State Jurisdiction in Indian Country 

As a general principle, the federal government has ultimate power over tribal nations, which preempts the assertion of state power over tribal nations. Unless Congress delegates state jurisdiction or a federal court determines state jurisdiction exists, states do not have civil or criminal jurisdiction in Indian Country.[11] Moreover, the state cannot unilaterally pass legislation that affects jurisdiction; only Congress can do this.[12]

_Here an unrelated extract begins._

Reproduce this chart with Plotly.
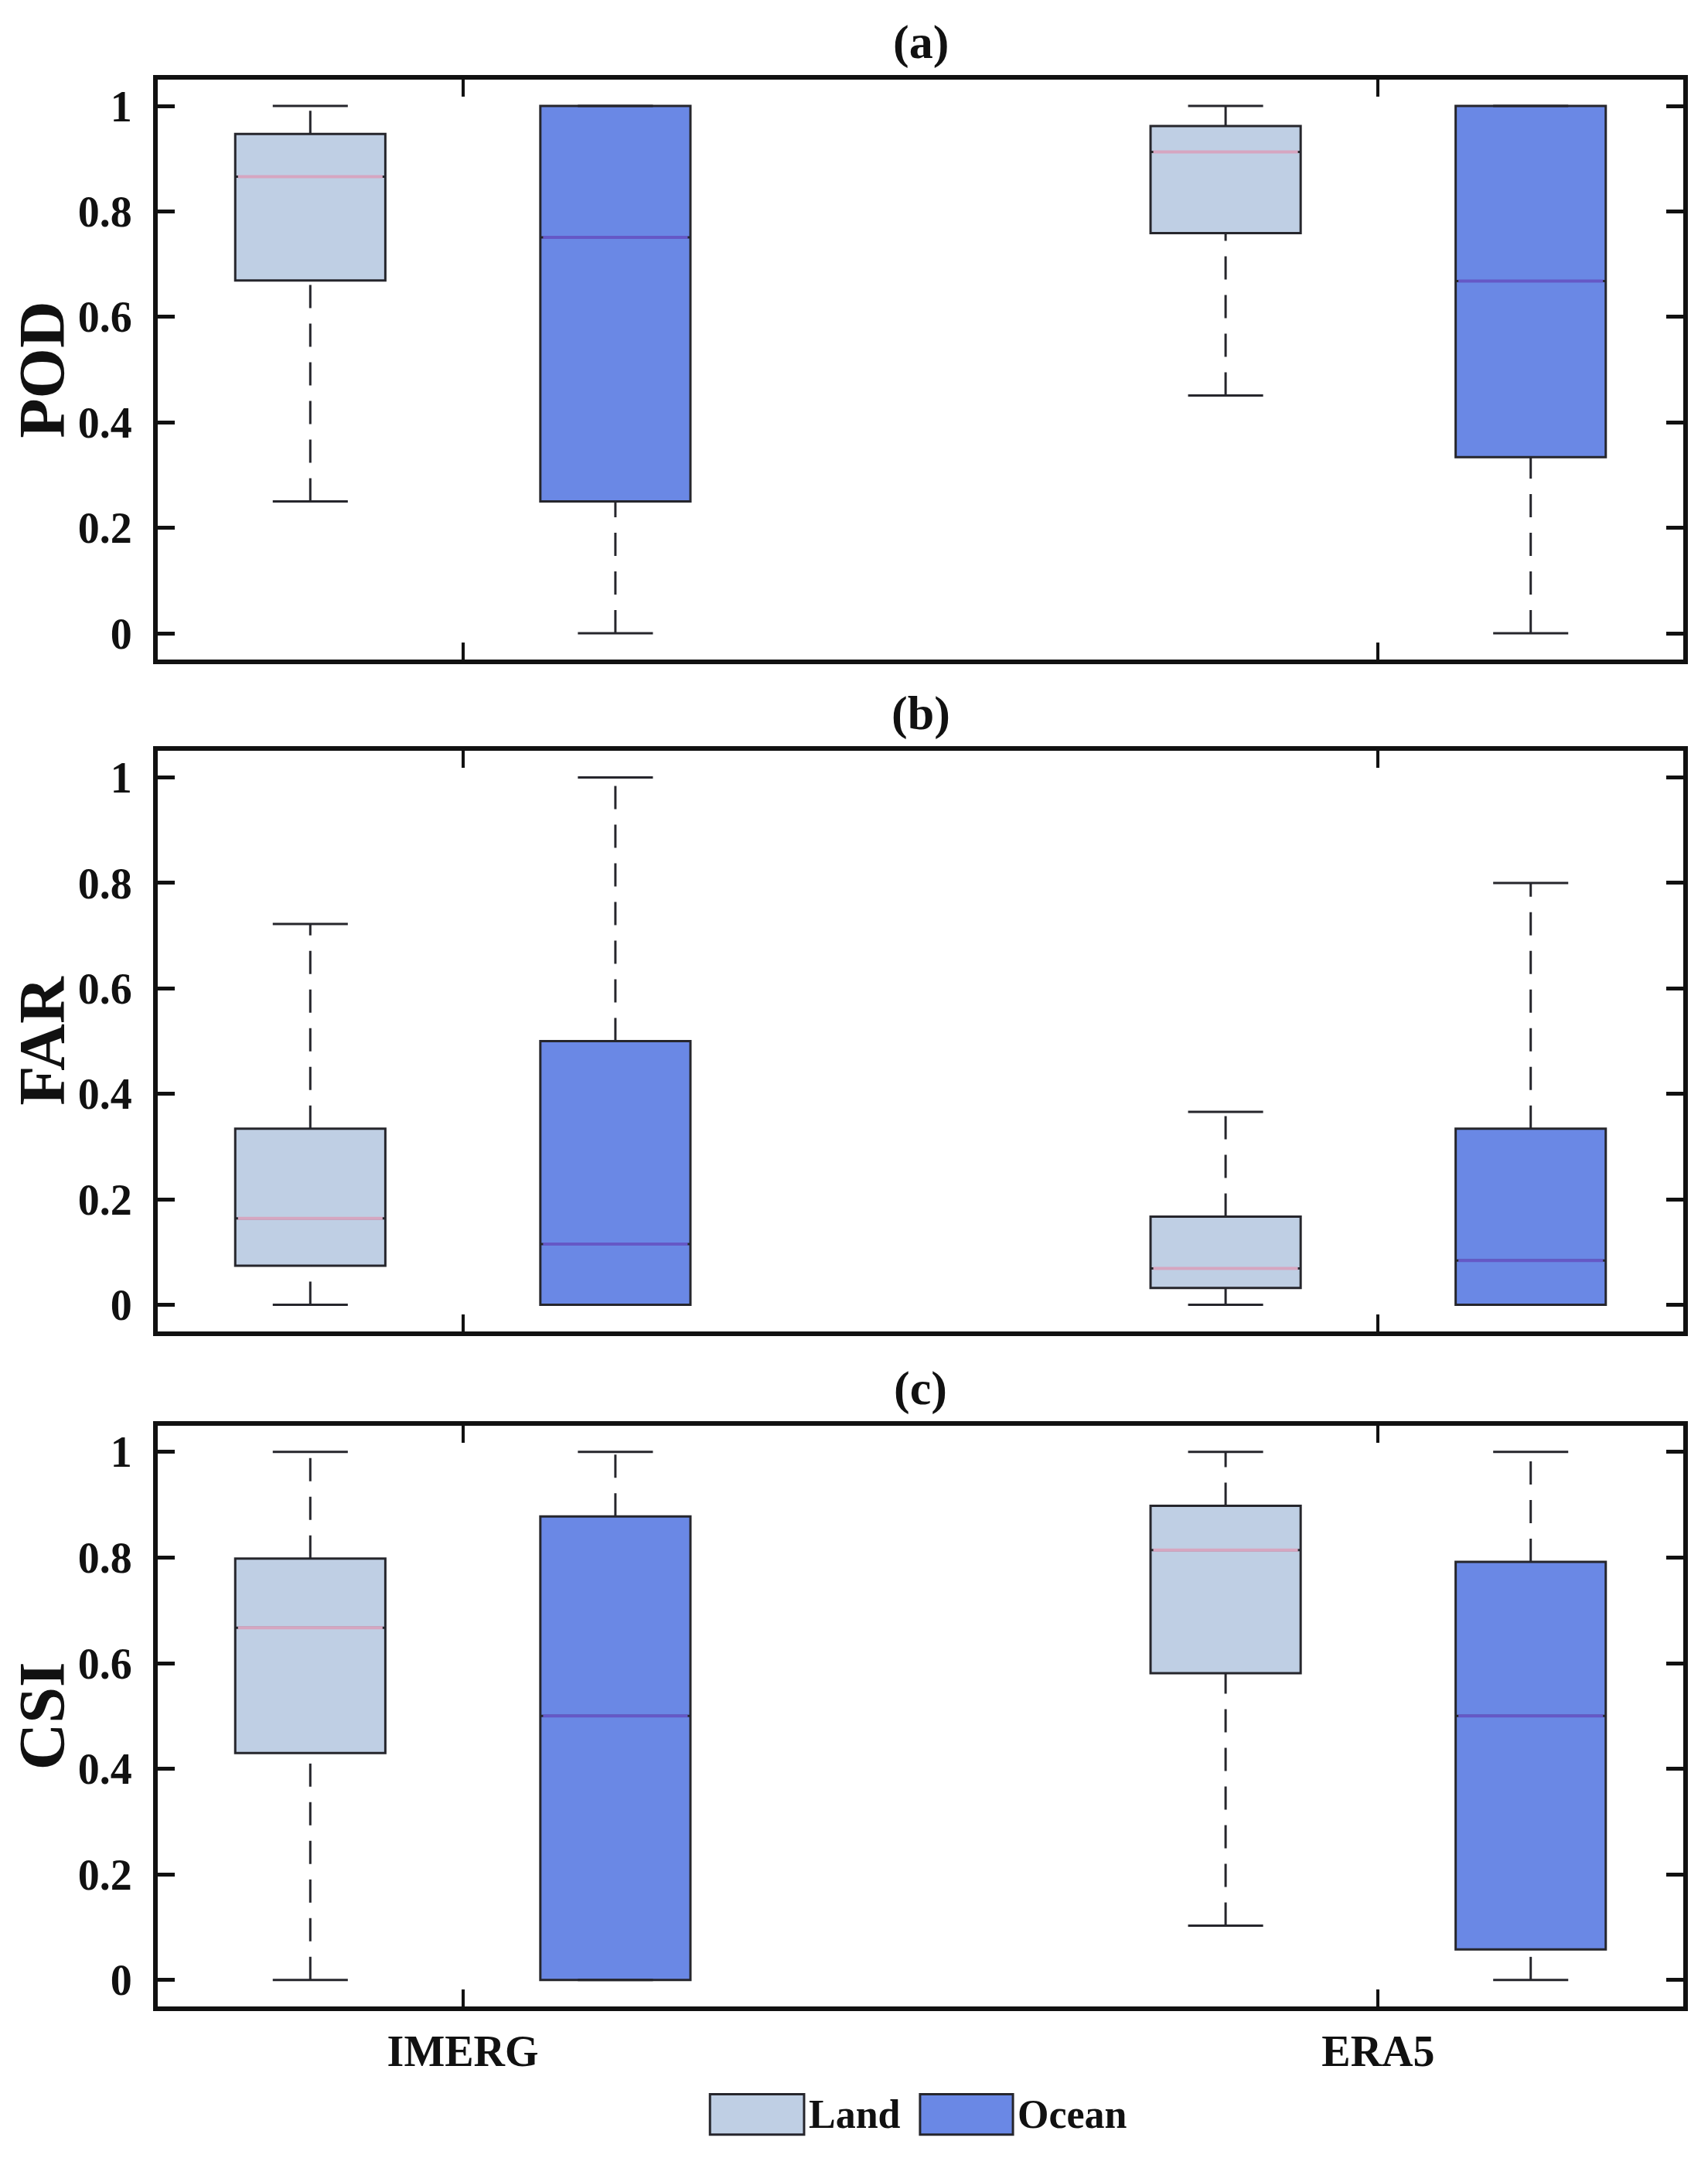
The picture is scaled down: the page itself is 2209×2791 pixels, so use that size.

Issues Involving Jurisdiction

Jurisdictional considerations are at the core of many aspects of state-tribal relations. Issues range from taxation and economic development to public safety and natural resource management.

Tribal Sovereignty

Tribal lands are critical to sovereignty, or the inherent right of tribal nations to exercise self-governance and self-determination.[13] Because allotment; or the federal policy that sought to eliminate tribal sovereignty, abolish reservations, and assimilate American Indians into non-Indian society; has opened up reservation lands to non-tribal jurisdictions, including states and counties, those non-tribal jurisdictions often conflict with tribal interests and sovereignty, making it difficult for tribal nations to assert their regulatory and legal control.

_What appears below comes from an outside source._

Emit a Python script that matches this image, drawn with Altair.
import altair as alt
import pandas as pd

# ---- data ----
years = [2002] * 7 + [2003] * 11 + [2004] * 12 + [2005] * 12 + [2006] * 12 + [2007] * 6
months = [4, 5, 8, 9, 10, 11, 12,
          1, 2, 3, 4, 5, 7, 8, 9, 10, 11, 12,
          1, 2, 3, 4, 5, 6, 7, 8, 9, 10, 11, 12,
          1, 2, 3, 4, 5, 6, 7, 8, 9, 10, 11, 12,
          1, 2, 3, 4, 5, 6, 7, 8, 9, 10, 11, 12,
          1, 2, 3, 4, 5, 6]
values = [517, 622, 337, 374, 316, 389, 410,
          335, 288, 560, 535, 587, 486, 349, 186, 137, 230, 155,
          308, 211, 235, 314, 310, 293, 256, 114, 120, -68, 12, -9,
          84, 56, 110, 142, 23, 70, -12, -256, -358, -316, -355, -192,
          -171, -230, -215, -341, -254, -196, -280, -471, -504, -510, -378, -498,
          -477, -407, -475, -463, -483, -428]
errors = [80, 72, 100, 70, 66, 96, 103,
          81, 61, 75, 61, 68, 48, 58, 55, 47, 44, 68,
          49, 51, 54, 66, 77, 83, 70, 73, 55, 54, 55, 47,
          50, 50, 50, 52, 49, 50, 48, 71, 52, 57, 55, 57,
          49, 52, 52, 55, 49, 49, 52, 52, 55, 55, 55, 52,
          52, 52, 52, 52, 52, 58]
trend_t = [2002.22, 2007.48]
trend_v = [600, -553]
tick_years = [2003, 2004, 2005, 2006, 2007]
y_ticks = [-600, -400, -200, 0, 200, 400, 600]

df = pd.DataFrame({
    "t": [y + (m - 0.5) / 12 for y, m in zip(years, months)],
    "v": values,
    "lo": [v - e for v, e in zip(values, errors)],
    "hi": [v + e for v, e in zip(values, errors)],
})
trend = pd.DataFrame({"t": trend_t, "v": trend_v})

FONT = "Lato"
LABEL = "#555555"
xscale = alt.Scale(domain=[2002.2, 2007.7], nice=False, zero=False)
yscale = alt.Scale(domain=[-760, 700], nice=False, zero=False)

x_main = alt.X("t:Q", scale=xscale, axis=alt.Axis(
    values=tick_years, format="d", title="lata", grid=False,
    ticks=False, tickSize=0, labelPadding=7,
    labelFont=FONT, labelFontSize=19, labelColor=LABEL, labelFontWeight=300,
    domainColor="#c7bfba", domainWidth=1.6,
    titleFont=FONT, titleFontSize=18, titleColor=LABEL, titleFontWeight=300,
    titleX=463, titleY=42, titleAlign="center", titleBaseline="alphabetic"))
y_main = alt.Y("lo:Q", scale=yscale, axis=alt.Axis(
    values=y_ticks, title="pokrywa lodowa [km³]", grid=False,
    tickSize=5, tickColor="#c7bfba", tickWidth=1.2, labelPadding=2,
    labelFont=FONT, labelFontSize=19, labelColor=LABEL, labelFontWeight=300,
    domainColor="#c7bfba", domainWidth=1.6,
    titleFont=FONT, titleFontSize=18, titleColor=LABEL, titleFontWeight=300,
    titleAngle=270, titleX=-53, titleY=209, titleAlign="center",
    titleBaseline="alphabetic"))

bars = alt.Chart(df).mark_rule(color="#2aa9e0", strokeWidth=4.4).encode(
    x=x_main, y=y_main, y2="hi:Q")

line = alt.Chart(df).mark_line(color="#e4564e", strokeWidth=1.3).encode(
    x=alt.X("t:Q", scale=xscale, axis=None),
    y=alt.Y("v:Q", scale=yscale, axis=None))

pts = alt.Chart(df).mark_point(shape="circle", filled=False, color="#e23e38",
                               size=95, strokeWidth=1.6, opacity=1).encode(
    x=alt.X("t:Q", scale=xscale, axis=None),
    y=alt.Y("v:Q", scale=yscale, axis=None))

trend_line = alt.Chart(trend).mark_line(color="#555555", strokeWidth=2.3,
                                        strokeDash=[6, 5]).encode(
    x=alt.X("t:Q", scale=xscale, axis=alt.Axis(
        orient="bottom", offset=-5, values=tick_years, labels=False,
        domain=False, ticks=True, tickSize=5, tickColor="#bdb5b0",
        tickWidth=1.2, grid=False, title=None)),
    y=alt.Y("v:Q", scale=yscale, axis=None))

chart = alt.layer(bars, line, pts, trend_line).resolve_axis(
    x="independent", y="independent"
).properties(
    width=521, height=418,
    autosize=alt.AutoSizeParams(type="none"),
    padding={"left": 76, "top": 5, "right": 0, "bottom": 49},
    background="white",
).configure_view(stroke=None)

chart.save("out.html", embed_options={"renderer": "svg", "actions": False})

Checkerboarding refers to the checkerboard-like pattern of various land types and ownerships, including by non-Indians, of reservation lands. This pattern of scattered, fractionated, and intermixed land ownership creates challenges, as different governing authorities – including state, county, federal, and tribal – claim authority to regulate, tax, or carry out various activities within reservation boundaries. Jurisdictional matters on checkerboard lands demand a high level of coordination and the development of cooperative agreements between different jurisdictions.

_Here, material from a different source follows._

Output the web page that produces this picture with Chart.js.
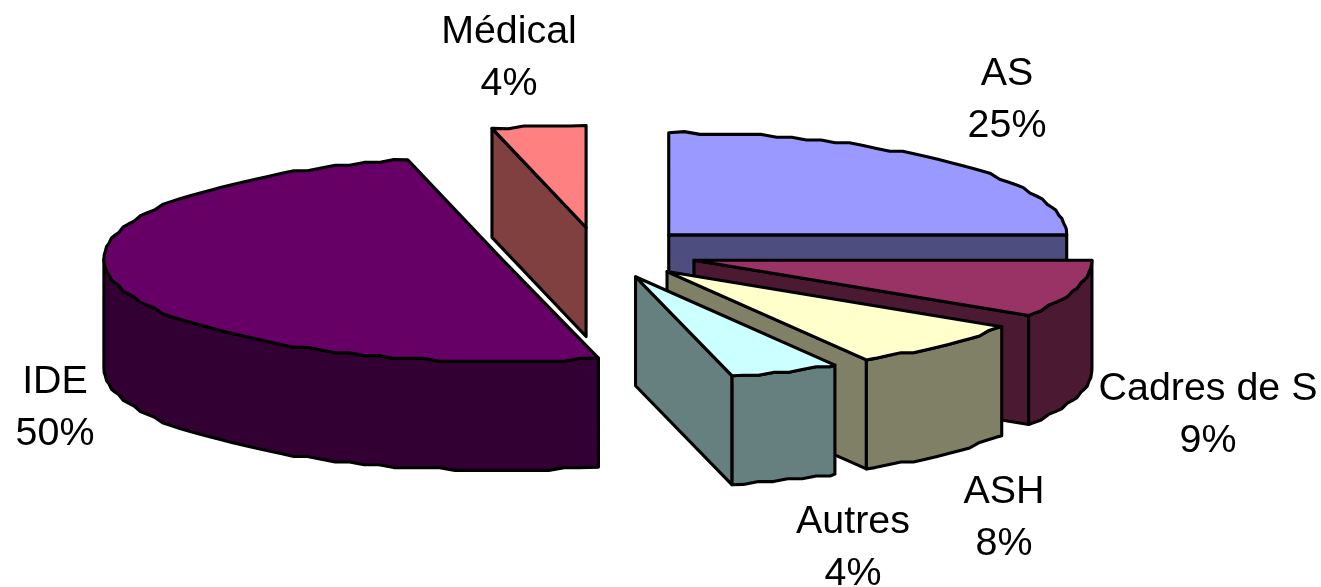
<!DOCTYPE html>
<html>
<head>
<meta charset="utf-8">
<style>html,body{margin:0;padding:0;background:#fff;overflow:hidden}canvas{display:block}</style>
<script src="https://cdn.jsdelivr.net/npm/chart.js@4"></script>
</head>
<body>
<canvas id="c" width="1321" height="587"></canvas>
<script>
const categories = ['AS', 'Cadres de S', 'ASH', 'Autres', 'IDE', 'Médical'];
const values = [25, 9.1, 7.55, 4.45, 50.1, 3.8];
const topColors = ['#9999FF', '#993366', '#FFFFCC', '#CCFFFF', '#660066', '#FF8080'];
const wallColors = ['#4D4D80', '#4C1933', '#808066', '#668080', '#330033', '#804040'];
const explode = [100, 100, 100, 100, 99, 100];
const paintOrder = [5, 0, 1, 2, 3, 4];
const labelCentres = [[1007, 74], [1208, 389], [1004, 492], [853, 522], [55, 382], [509, 32]];

const TILT = 0.2565, DEPTH = 109, LINE = 3.1, LEAD = 52;
const FONT = '39.4px "Liberation Sans", Arial, sans-serif';
const STEP_ANGLE = Math.PI / 80, STEP_Y = 2.8;

const pie3d = {
  id: 'pie3d',
  beforeDatasetsDraw(chart) {
    const ctx = chart.ctx;
    const arcs = chart.getDatasetMeta(0).data;
    ctx.save();
    ctx.lineWidth = LINE;
    ctx.strokeStyle = '#000';
    ctx.lineJoin = 'round';
    for (const i of paintOrder) {
      const a = arcs[i];
      const r = a.outerRadius;
      const mid = (a.startAngle + a.endAngle) / 2;
      const ox = a.x + explode[i] * Math.cos(mid);
      const oy = a.y + explode[i] * Math.sin(mid) * TILT;
      const px = t => ox + r * Math.cos(t);
      const py = t => oy + r * Math.sin(t) * TILT;
      // rim as the coarse, stepped polyline of the original rendering
      const rim = (s, e, dy) => {
        const pts = [[px(s), py(s) + dy]];
        let k = Math.ceil(s / STEP_ANGLE + 0.3);
        for (; k * STEP_ANGLE < e - 0.01; k++) {
          const t = k * STEP_ANGLE;
          pts.push([px(t), Math.round((py(t) + dy) / STEP_Y) * STEP_Y]);
        }
        pts.push([px(e), py(e) + dy]);
        return pts;
      };
      const trace = pts => pts.forEach(p => ctx.lineTo(p[0], p[1]));
      ctx.fillStyle = wallColors[i];
      const wall = ang => {
        ctx.beginPath();
        ctx.moveTo(ox, oy);
        ctx.lineTo(px(ang), py(ang));
        ctx.lineTo(px(ang), py(ang) + DEPTH);
        ctx.lineTo(ox, oy + DEPTH);
        ctx.closePath();
        ctx.fill();
        ctx.stroke();
      };
      // radial walls that face the viewer
      if (Math.cos(a.startAngle) < -1e-6) wall(a.startAngle);
      if (Math.cos(a.endAngle) > 1e-6) wall(a.endAngle);
      // outer wall: the part of the rim in the front half
      const s = Math.max(a.startAngle, 0), e = Math.min(a.endAngle, Math.PI);
      if (e > s) {
        ctx.beginPath();
        trace(rim(s, e, 0));
        trace(rim(s, e, DEPTH).reverse());
        ctx.closePath();
        ctx.fill();
        ctx.stroke();
      }
      // top face: library's own arc element, flattened
      ctx.save();
      ctx.translate(ox, oy);
      ctx.scale(1, TILT);
      ctx.translate(-a.x, -a.y);
      a.draw(ctx);
      ctx.restore();
      // stepped outline of the top face
      ctx.beginPath();
      ctx.moveTo(ox, oy);
      trace(rim(a.startAngle, a.endAngle, 0));
      ctx.closePath();
      ctx.fillStyle = a.options.backgroundColor;
      ctx.fill();
      ctx.stroke();
    }
    ctx.restore();
  },
  beforeDatasetDraw() { return false; },
  afterDraw(chart) {
    const ctx = chart.ctx;
    const total = values.reduce((p, v) => p + v, 0);
    ctx.save();
    ctx.fillStyle = '#000';
    ctx.font = FONT;
    ctx.textAlign = 'center';
    ctx.textBaseline = 'middle';
    categories.forEach((name, i) => {
      const [x, y] = labelCentres[i];
      ctx.fillText(name, x, y);
      ctx.fillText(Math.round(values[i] / total * 100) + '%', x, y + LEAD);
    });
    ctx.restore();
  }
};

new Chart(document.getElementById('c'), {
  type: 'pie',
  data: {
    labels: categories,
    datasets: [{ data: values, backgroundColor: topColors, borderWidth: 0 }]
  },
  options: {
    responsive: false,
    animation: false,
    radius: 398,
    layout: { padding: { left: 0, right: 125, top: 0, bottom: 81 } },
    plugins: { legend: { display: false }, tooltip: { enabled: false }, title: { display: false } }
  },
  plugins: [pie3d]
});
</script>
</body>
</html>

Tribal self-sufficiency and self-government depend upon a tribal nation’s ability to raise revenue and regulate its territory, and the power to tax plays an essential role in this. Over time, state and local governments have successfully challenged in court tribal governments’ once-exclusive right to levy taxes within their reservation boundaries to the point that tribal taxation authority is greatly diminished today. As a result, tribal governments must provide many of the same services as other levels of government without the usual tax revenue on which other governments rely.[14]

Missing and Murdered Indigenous People

Until recently, tribal nations had no jurisdictional authority to criminally prosecute non-Indians, even for crimes committed in Indian Country. These jurisdictional gaps protected non-Indians, while compromising the safety of American Indian people. The Violence Against Women Reauthorization Act of 2013 partially corrected this problem by providing tribal nations with special domestic violence criminal jurisdiction. However, tribal nations must meet certain conditions to exercise that authority.[15]

Of American Indian women who experience violence in their lifetime, 97 percent experience violence by non-Indian offenders.[16] Montana is among the top five states in the country for Missing and Murdered Indigenous Women (MMIW) cases.[17] The complicated jurisdictional web is at the core of the issue, as the complexities may delay a jurisdiction’s response and contribute to a lack of resources. Missing persons investigations require a high level of coordination and resources. For missing persons located on reservation lands, in particular, those investigations can require working across multiple jurisdictions.[18]

Jurisdictional Complexities in Indian Country Demand Coordination

Because the complexities surrounding jurisdiction in Indian Country are vast and may contribute to a delayed response, miscommunication between jurisdictions, and policy gaps, jurisdictional matters demand attention and coordination.